==== DATA SUPPLIED

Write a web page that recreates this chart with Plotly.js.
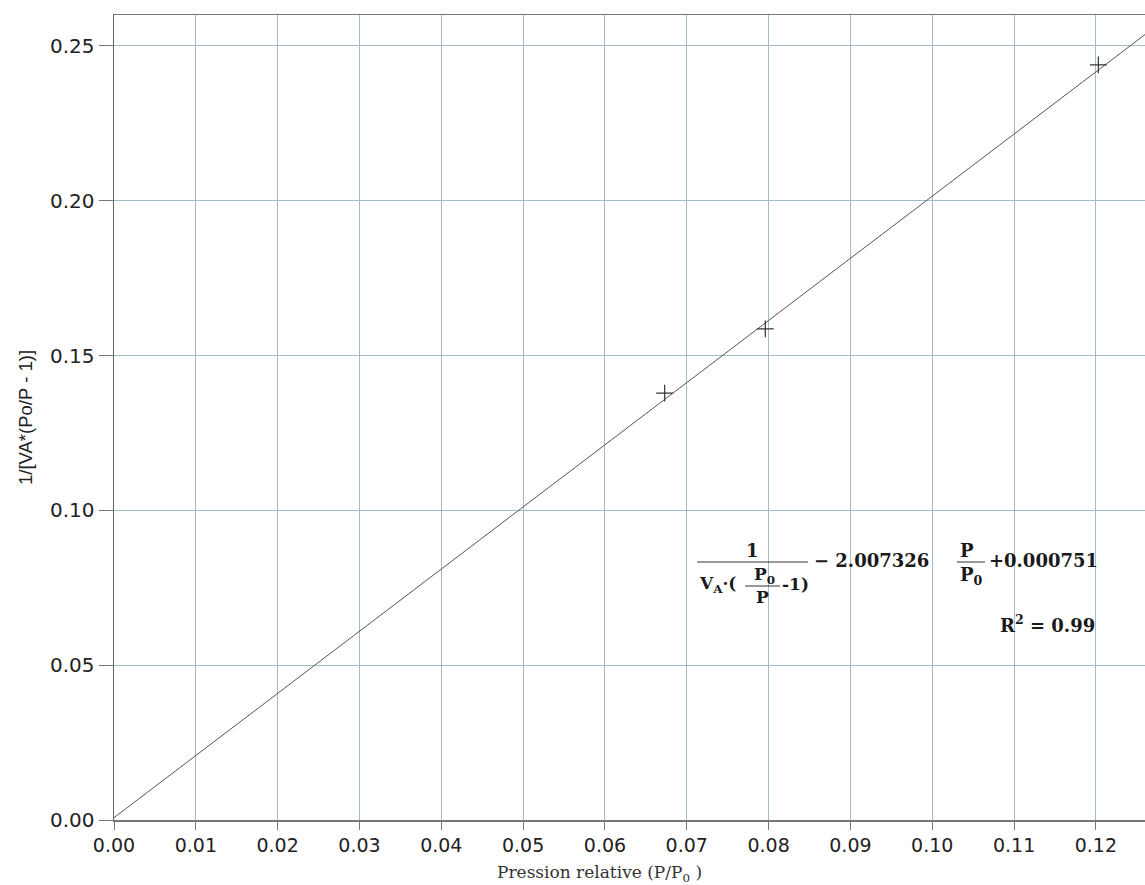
<!DOCTYPE html>
<html>
<head>
<meta charset="utf-8">
<script src="https://cdn.plot.ly/plotly-3.0.1.min.js"></script>
<style>html,body{margin:0;padding:0;background:#fff;}#chart{width:1145px;height:885px;}</style>
</head>
<body>
<div id="chart"></div>
<script>
// Measured points (relative pressure, BET transform)
const pointsX = [0.0673, 0.0796, 0.1203];
const pointsY = [0.1379, 0.1586, 0.2439];
// Regression line
const slope = 2.007326;
const intercept = 0.000751;
const fitX = [0, 0.127];
const fitY = fitX.map(v => slope * v + intercept);
// Ticks
const xTicks = [0, 0.01, 0.02, 0.03, 0.04, 0.05, 0.06, 0.07, 0.08, 0.09, 0.10, 0.11, 0.12];
const xTickText = ["0.00","0.01","0.02","0.03","0.04","0.05","0.06","0.07","0.08","0.09","0.10","0.11","0.12"];
const yTicks = [0, 0.05, 0.10, 0.15, 0.20, 0.25];
const yTickText = ["0.00","0.05","0.10","0.15","0.20","0.25"];

const L = 114, T = 15, W = 1031, H = 805;
const px = x => (x - L) / W;
const py = y => (T + H - y) / H;

const eqFont = {family: "DejaVu Serif", size: 18, color: "#1a1a1a", weight: "bold"};
function ann(text, x, y, xanchor, size) {
  const f = Object.assign({}, eqFont);
  if (size) f.size = size;
  return {text: text, x: px(x), y: py(y), xref: "paper", yref: "paper",
          xanchor: xanchor || "center", yanchor: "middle", showarrow: false, font: f};
}
function bar(x0, x1, y) {
  return {type: "line", xref: "paper", yref: "paper", x0: px(x0), x1: px(x1), y0: py(y), y1: py(y),
          line: {color: "#333", width: 1}};
}

const data = [
  {x: fitX, y: fitY, mode: "lines", type: "scatter", line: {color: "#555", width: 1}, hoverinfo: "skip"},
  {x: pointsX, y: pointsY, mode: "markers", type: "scatter",
   marker: {symbol: "cross-thin", size: 12, line: {color: "#333", width: 1.2}}}
];

const layout = {
  width: 1145, height: 885,
  margin: {l: L, r: 0, t: T, b: 65},
  showlegend: false,
  paper_bgcolor: "#fff", plot_bgcolor: "#fff",
  xaxis: {
    range: [0, 0.126], tickvals: xTicks, ticktext: xTickText,
    showgrid: true, gridcolor: "#a3bccb", gridwidth: 1,
    zeroline: false, showline: true, linecolor: "#777", linewidth: 1.5, mirror: true,
    ticks: "outside", ticklen: 8, tickcolor: "#777", tickwidth: 1,
    tickfont: {family: "DejaVu Sans", size: 19, color: "#222"}
  },
  yaxis: {
    range: [0, 0.26], tickvals: yTicks, ticktext: yTickText,
    showgrid: true, gridcolor: "#a3bccb", gridwidth: 1,
    zeroline: false, showline: true, linecolor: "#666", linewidth: 1.5,
    ticks: "outside", ticklen: 14, tickcolor: "#777", tickwidth: 1,
    tickfont: {family: "DejaVu Sans", size: 20, color: "#222"}
  },
  shapes: [bar(697, 808, 562), bar(745, 780, 586), bar(957, 985, 562)],
  annotations: [
    {text: "Pression relative (P/P<sub>0</sub> )", x: px(599), y: py(873), xref: "paper", yref: "paper",
     xanchor: "center", yanchor: "middle", showarrow: false,
     font: {family: "DejaVu Serif", size: 17, color: "#333"}},
    {text: "1/[VA*(Po/P - 1)]", x: px(25), y: py(418), xref: "paper", yref: "paper", textangle: -90,
     xanchor: "center", yanchor: "middle", showarrow: false,
     font: {family: "Liberation Sans", size: 18.5, color: "#222"}},
    ann("1", 752, 550),
    ann("V<sub>A</sub>·(", 697, 584, "left", 17),
    ann("P<sub>0</sub>", 764, 575, "center", 17),
    ann("P", 762, 597, "center", 17),
    ann("-1)", 780, 584, "left", 17),
    ann("− 2.007326", 812, 560, "left"),
    ann("P", 967, 550),
    ann("P<sub>0</sub>", 971, 576),
    ann("+0.000751", 987, 560, "left"),
    ann("R<sup>2</sup> = 0.99", 1097, 624, "right")
  ]
};

Plotly.newPlot("chart", data, layout, {displayModeBar: false, staticPlot: true});
</script>
</body>
</html>
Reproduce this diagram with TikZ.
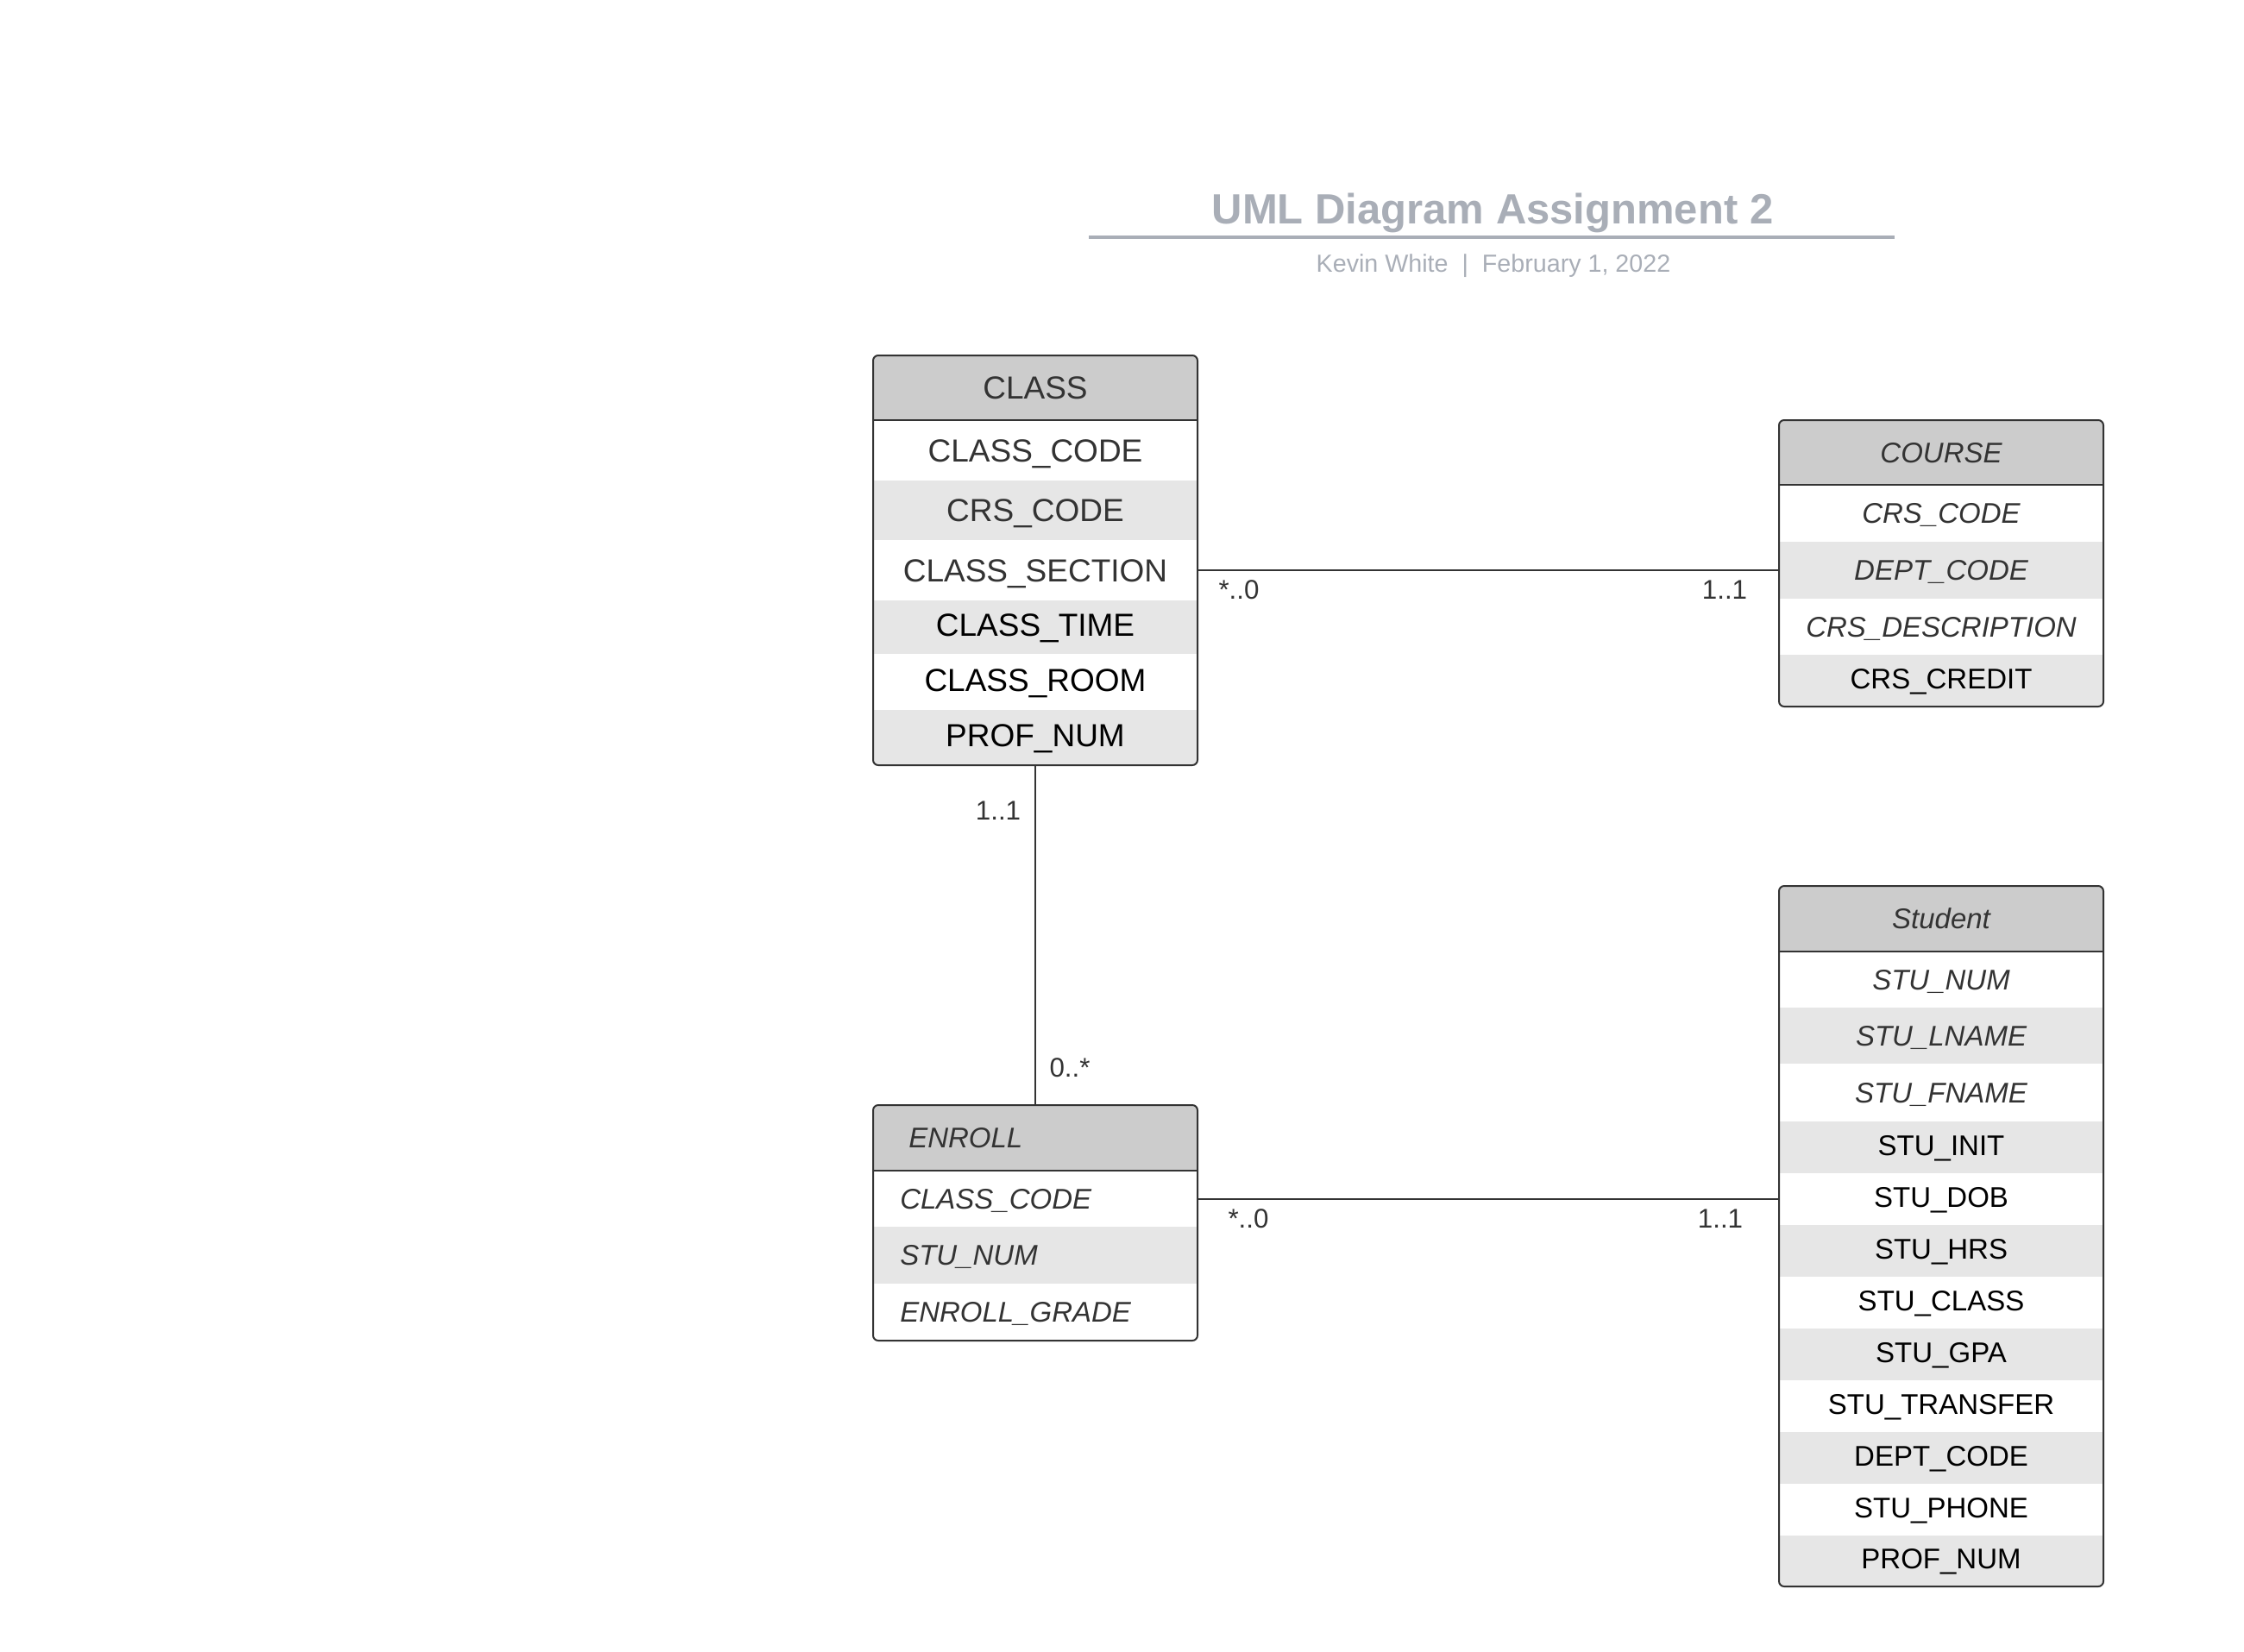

========

## [TASK GOAL]
Repeat the data above exactly, but not the pictures.

## [TASK ANSWER]
Write a web page that recreates this chart with Plotly.js.
<!DOCTYPE html>
<html>
<head>
<meta charset="utf-8">
<script src="https://cdn.plot.ly/plotly-3.0.1.min.js"></script>
<style>html,body{margin:0;padding:0;background:#fff;}#chart{width:1145px;height:885px;}</style>
</head>
<body>
<div id="chart"></div>
<script>
// Measured points (relative pressure, BET transform)
const pointsX = [0.0673, 0.0796, 0.1203];
const pointsY = [0.1379, 0.1586, 0.2439];
// Regression line
const slope = 2.007326;
const intercept = 0.000751;
const fitX = [0, 0.127];
const fitY = fitX.map(v => slope * v + intercept);
// Ticks
const xTicks = [0, 0.01, 0.02, 0.03, 0.04, 0.05, 0.06, 0.07, 0.08, 0.09, 0.10, 0.11, 0.12];
const xTickText = ["0.00","0.01","0.02","0.03","0.04","0.05","0.06","0.07","0.08","0.09","0.10","0.11","0.12"];
const yTicks = [0, 0.05, 0.10, 0.15, 0.20, 0.25];
const yTickText = ["0.00","0.05","0.10","0.15","0.20","0.25"];

const L = 114, T = 15, W = 1031, H = 805;
const px = x => (x - L) / W;
const py = y => (T + H - y) / H;

const eqFont = {family: "DejaVu Serif", size: 18, color: "#1a1a1a", weight: "bold"};
function ann(text, x, y, xanchor, size) {
  const f = Object.assign({}, eqFont);
  if (size) f.size = size;
  return {text: text, x: px(x), y: py(y), xref: "paper", yref: "paper",
          xanchor: xanchor || "center", yanchor: "middle", showarrow: false, font: f};
}
function bar(x0, x1, y) {
  return {type: "line", xref: "paper", yref: "paper", x0: px(x0), x1: px(x1), y0: py(y), y1: py(y),
          line: {color: "#333", width: 1}};
}

const data = [
  {x: fitX, y: fitY, mode: "lines", type: "scatter", line: {color: "#555", width: 1}, hoverinfo: "skip"},
  {x: pointsX, y: pointsY, mode: "markers", type: "scatter",
   marker: {symbol: "cross-thin", size: 12, line: {color: "#333", width: 1.2}}}
];

const layout = {
  width: 1145, height: 885,
  margin: {l: L, r: 0, t: T, b: 65},
  showlegend: false,
  paper_bgcolor: "#fff", plot_bgcolor: "#fff",
  xaxis: {
    range: [0, 0.126], tickvals: xTicks, ticktext: xTickText,
    showgrid: true, gridcolor: "#a3bccb", gridwidth: 1,
    zeroline: false, showline: true, linecolor: "#777", linewidth: 1.5, mirror: true,
    ticks: "outside", ticklen: 8, tickcolor: "#777", tickwidth: 1,
    tickfont: {family: "DejaVu Sans", size: 19, color: "#222"}
  },
  yaxis: {
    range: [0, 0.26], tickvals: yTicks, ticktext: yTickText,
    showgrid: true, gridcolor: "#a3bccb", gridwidth: 1,
    zeroline: false, showline: true, linecolor: "#666", linewidth: 1.5,
    ticks: "outside", ticklen: 14, tickcolor: "#777", tickwidth: 1,
    tickfont: {family: "DejaVu Sans", size: 20, color: "#222"}
  },
  shapes: [bar(697, 808, 562), bar(745, 780, 586), bar(957, 985, 562)],
  annotations: [
    {text: "Pression relative (P/P<sub>0</sub> )", x: px(599), y: py(873), xref: "paper", yref: "paper",
     xanchor: "center", yanchor: "middle", showarrow: false,
     font: {family: "DejaVu Serif", size: 17, color: "#333"}},
    {text: "1/[VA*(Po/P - 1)]", x: px(25), y: py(418), xref: "paper", yref: "paper", textangle: -90,
     xanchor: "center", yanchor: "middle", showarrow: false,
     font: {family: "Liberation Sans", size: 18.5, color: "#222"}},
    ann("1", 752, 550),
    ann("V<sub>A</sub>·(", 697, 584, "left", 17),
    ann("P<sub>0</sub>", 764, 575, "center", 17),
    ann("P", 762, 597, "center", 17),
    ann("-1)", 780, 584, "left", 17),
    ann("− 2.007326", 812, 560, "left"),
    ann("P", 967, 550),
    ann("P<sub>0</sub>", 971, 576),
    ann("+0.000751", 987, 560, "left"),
    ann("R<sup>2</sup> = 0.99", 1097, 624, "right")
  ]
};

Plotly.newPlot("chart", data, layout, {displayModeBar: false, staticPlot: true});
</script>
</body>
</html>
Reproduce this diagram with TikZ.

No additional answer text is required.